## Task statement
Copy each line of the data below exactly, leaving out pictures.

## Source material
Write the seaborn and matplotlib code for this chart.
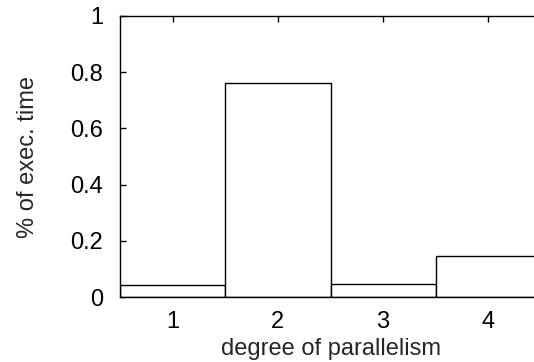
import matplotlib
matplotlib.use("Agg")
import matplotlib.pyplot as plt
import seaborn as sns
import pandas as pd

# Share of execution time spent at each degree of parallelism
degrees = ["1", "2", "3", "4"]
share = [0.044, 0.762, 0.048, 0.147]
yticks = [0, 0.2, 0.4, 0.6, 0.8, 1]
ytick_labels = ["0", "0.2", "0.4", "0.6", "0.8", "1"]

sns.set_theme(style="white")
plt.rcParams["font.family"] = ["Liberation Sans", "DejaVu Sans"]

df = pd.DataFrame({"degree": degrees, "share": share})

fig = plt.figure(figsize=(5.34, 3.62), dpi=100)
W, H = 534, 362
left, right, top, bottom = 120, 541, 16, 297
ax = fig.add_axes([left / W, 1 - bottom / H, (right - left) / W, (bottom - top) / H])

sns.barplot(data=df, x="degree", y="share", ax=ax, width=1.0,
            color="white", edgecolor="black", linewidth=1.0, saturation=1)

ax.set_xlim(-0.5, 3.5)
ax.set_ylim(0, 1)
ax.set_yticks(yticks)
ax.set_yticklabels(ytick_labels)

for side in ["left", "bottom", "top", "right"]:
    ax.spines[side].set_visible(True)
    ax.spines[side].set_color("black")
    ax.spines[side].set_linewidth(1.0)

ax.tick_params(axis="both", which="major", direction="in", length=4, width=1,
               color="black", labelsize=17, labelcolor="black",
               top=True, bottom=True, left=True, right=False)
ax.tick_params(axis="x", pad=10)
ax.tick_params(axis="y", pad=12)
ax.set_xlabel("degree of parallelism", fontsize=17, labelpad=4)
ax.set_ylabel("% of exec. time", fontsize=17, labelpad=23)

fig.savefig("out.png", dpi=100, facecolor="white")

## Output
Write the seaborn and matplotlib code for this chart.
import matplotlib
matplotlib.use("Agg")
import matplotlib.pyplot as plt
import seaborn as sns
import pandas as pd

# Share of execution time spent at each degree of parallelism
degrees = ["1", "2", "3", "4"]
share = [0.044, 0.762, 0.048, 0.147]
yticks = [0, 0.2, 0.4, 0.6, 0.8, 1]
ytick_labels = ["0", "0.2", "0.4", "0.6", "0.8", "1"]

sns.set_theme(style="white")
plt.rcParams["font.family"] = ["Liberation Sans", "DejaVu Sans"]

df = pd.DataFrame({"degree": degrees, "share": share})

fig = plt.figure(figsize=(5.34, 3.62), dpi=100)
W, H = 534, 362
left, right, top, bottom = 120, 541, 16, 297
ax = fig.add_axes([left / W, 1 - bottom / H, (right - left) / W, (bottom - top) / H])

sns.barplot(data=df, x="degree", y="share", ax=ax, width=1.0,
            color="white", edgecolor="black", linewidth=1.0, saturation=1)

ax.set_xlim(-0.5, 3.5)
ax.set_ylim(0, 1)
ax.set_yticks(yticks)
ax.set_yticklabels(ytick_labels)

for side in ["left", "bottom", "top", "right"]:
    ax.spines[side].set_visible(True)
    ax.spines[side].set_color("black")
    ax.spines[side].set_linewidth(1.0)

ax.tick_params(axis="both", which="major", direction="in", length=4, width=1,
               color="black", labelsize=17, labelcolor="black",
               top=True, bottom=True, left=True, right=False)
ax.tick_params(axis="x", pad=10)
ax.tick_params(axis="y", pad=12)
ax.set_xlabel("degree of parallelism", fontsize=17, labelpad=4)
ax.set_ylabel("% of exec. time", fontsize=17, labelpad=23)

fig.savefig("out.png", dpi=100, facecolor="white")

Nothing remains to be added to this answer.